SEGGER has announced its new video class (UVC) support for the emUSB-device. The company said this embedded system with a USB device interface can now enumerate as a video camera — once connected to a host, like Windows, Mac, Linux or a tablet, it is recognized as a camera. Video content can come from a live camera feed, a prerecorded video or generated dynamically by using a graphics library such as SEGGER emWin. The ability to use a host as a pluggable display does not cost more than the USB connector. No drivers on the host side are required.
Typical application examples include digital still cameras, video cameras, webcams and all other devices that play instructional videos or provide animated video content. It can also be used for “headless” devices that do not have their own display.
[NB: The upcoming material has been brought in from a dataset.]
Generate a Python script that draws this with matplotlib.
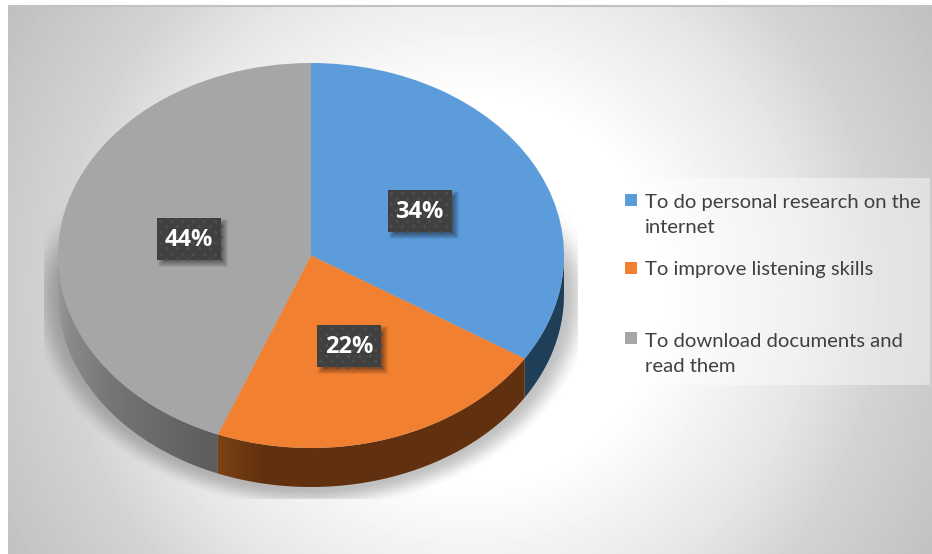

There are primarily two types of applications: systems that rarely need a display, such as engines or solar inverters, and systems with separate display units, such as washing machines, where the main processor controls the machine and is connected to a host showing the video on a display.
The video class is a component of SEGGER’s high performance USB stack emUSB-device. The emUSB-device is specifically designed for embedded systems. It runs on any microcontroller and is platform-independent. The flexible device stack enables the creation of multi-class devices using nearly any combination of the available USB classes. The emUSB-device provides classes for media transfer protocol, mass storage device, MSD-CDROM, audio, video, human interface device, CDC-ACM (serial port communication), IP-over-USB and printers. It also supports a custom communication interface using bulk transfer for easy and fast communication without protocol overhead. The emUSB-device is fully compliant with USB standards.
For evaluation purposes, trial packages are available for download.